In this connection, it is said that when on September 27, 1920, the plaintiff presented its claim by a letter with an accompanying statement, the statement was addressed to the War Department, Purchase, Storage, and Traffic Division, General Staff, office of the Director of Finance, but *143this appears to be merely a printed heading on blanks prepared by that office. All of the circumstances of the case, including those which subsequently transpired, show very definitely that the plaintiff had no intention of submitting the claim to this division and that neither party thought it was so submitted, but on the contrary that it was being submitted to the Bridgeport district claims board, which plaintiff knew had been appointed as the compensation hoard. The letter enclosing the statement was addressed to the Bridgeport district claims board and began, “ Enclosed we hand you our claim * * In the body of the claim was a statement reading, “ These claims are submitted to the compensation board in accordance with the provisions of the contract.” As plaintiff knew that the claims board had been appointed the compensation board and had previously so advised defendant, it is clear that defendant’s officials would understand from that fact and the letter which accompanied the claim that it was submitted to the compensation board so appointed, because the contract required that claims under it should be submitted to a compensation board. There was nothing in any of the communications from which the officials of defendant would understand that objection was being taken to the appointment of the Bridgeport board as a compensation board, and Finding XYII will be amended accordingly. If the plaintiff’s officials had intended that those acting for defendant should understand that objection was being made by these communications to which we have referred, either to the manner in which the board was appointed or to the proceedings, they would have stated so in direct language; and if they in fact intended, as is now argued, by these statements to lay the foundation for a repudiation of the action of the various boards to which they submitted their case in event the decision was unfavorable, it must be said that plaintiff’s officials were proceeding in a manner calculated to mislead the representatives of defendant to its prejudice, and under well-settled rules of equity plaintiff can not be permitted to take advantage thereof.

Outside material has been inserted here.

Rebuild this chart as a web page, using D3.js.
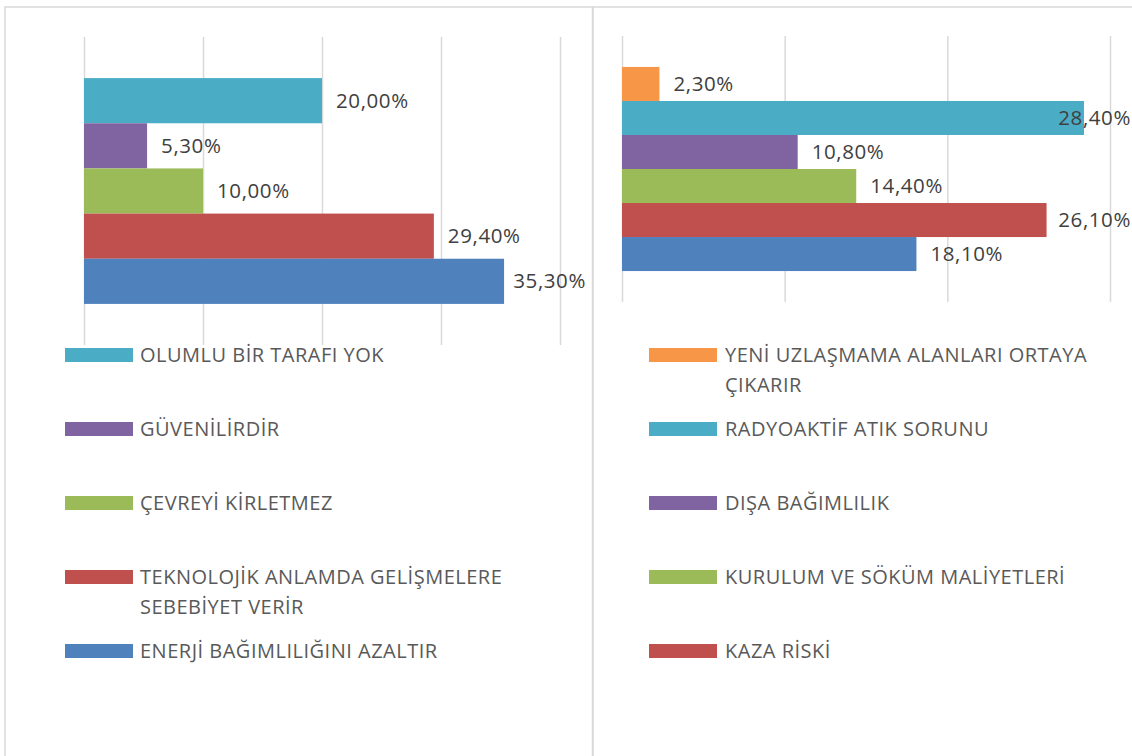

*144Finding XX states that “ the plaintiff checked out of the storehouse materials as needed for work on the contracts.” This statement is indefinite. Plaintiff receipted for the materials out of the storehouse Avhen it obtained them for use in performing the contract, and the finding will be changed accordingly, but there is nothing in the opinion that is based on either statement.
Plaintiff complains that the opinion recites—
“ About a year after the whole matter had apparently been settled, it [plaintiff] made the claim now asserted in the petition; * *
This statement is not literally correct. While plaintiff got most of its pay as the work progressed, a certain percentage was withheld when the progress payments were made, and final payment was made at a much later date than the statement in the former opinion would indicate. But when what transpired is set out more in detail, it will be observed that it is much more unfavorable to plaintiff’s contention than the statement of which complaint is made. Findings VIII, X, and XI show that monthly vouchers were prepared for the item of depreciation, and that the amount thereof was mutually agreed upon. Although this amount was computed on the basis of ordinary depreciation and not on the difference in market value to which plaintiff now claims it is entitled, the evidence fails to show any objection, protest, or claim that the method used was not correct, or intimation that plaintiff was entitled to anything more or different. On the contrary, the accounting departments of the plaintiff and defendant agreed on a method of computing depreciation, and this method was followed from the beginning to the end of their contract to final settlement. Vouchers were made up accordingly and certified to be correct by the representatives of both parties. In this way the method of computing the allowance for depreciation between the parties was settled.
It should be noted in this connection that plaintiff could not have both ordinary depreciation and depreciation in value. Whether the contract provided for ordinary depreciation or for depreciation in value, plaintiff was not entitled *145to both, and if it got one it was not entitled to the other. The vouchers therefore were not correct if the claim which plaintiff now makes is sustained, and these transactions were utterly inconsistent with the claim that plaintiff now makes.
'The case of St. Louis & O'Fallon R. Co. et al. v. United States, 279 U. S. 461, is cited as showing that evidence of cost may be considered along with other circumstances in determining value. This would have been conceded without the citation, and there is nothing in the former opinion on the case at bar to the contrary. The opinion merely makes some observations on the weight to be given evidence of cost when offered as proof of value.
Burton Coal Co. v. United States, 60 C. Cls. 294, is cited as contrary to the views of the court with reference to- the duty of plaintiff if it considered that the provisions of the contract were not being followed with reference to the compensation board to make a request for the kind of proceedings to which it now claims it was entitled. All that this case holds is that where, in a contract with the United States, the Government is given the right to terminate the contract in a certain manner and upon certain conditions, these provisions must be complied with if the Government desires to avail itself thereof. In that case the burden was upon the defendant to show compliance with the terms of the contract. In the instant case the burden is upon the plaintiff.
It is argued that Bray v. United States, 46 C. Cls. 132, and Fitzgibbon v. United States, 52 C. Cls. 164, cited in the former opinion, are not applicable to the case at bar. It may be conceded that the facts are not exactly the same in either of the cases as in the instant case, but the principle laid down in the two cases is, in our opinion, directly applicable. We do not think that plaintiff could play fast and loose with the Government and, without protest or objection to the proceedings, go on with hearing after hearing, take appeal after appeal, and then say that the only reason it so proceeded was in hope that its claim might be allowed, and that if it was not allowed it intended to assert the proceedings were of no validity whatever. Mr. Justice Holmes said, *146in Rock Island, A. & L. R. R. v. United States, 254 U. S. 141, that:
“ Men must turn square corners when they deal with the Government.”
Certainly the plaintiff was not turning “ square corners ” when proceeding in this manner. In our opinion, common ordinary fairness as well as legal principles required plaintiff to make it known to the other party that it would not be bound by any decision unfavorable to it which might be made by the various boards and officials to which it voluntarily submitted its claim, if such was its intention.
The motion for new trial must be overruled.
Williams, Judge, and Littleton, Judge, concur.
Booth, Chief Justice, concurs in so far as the matter of depreciation is concerned; otherwise adheres to his views as expressed in the former opinion of the court.
Whalet, Judge, took no part in this decision.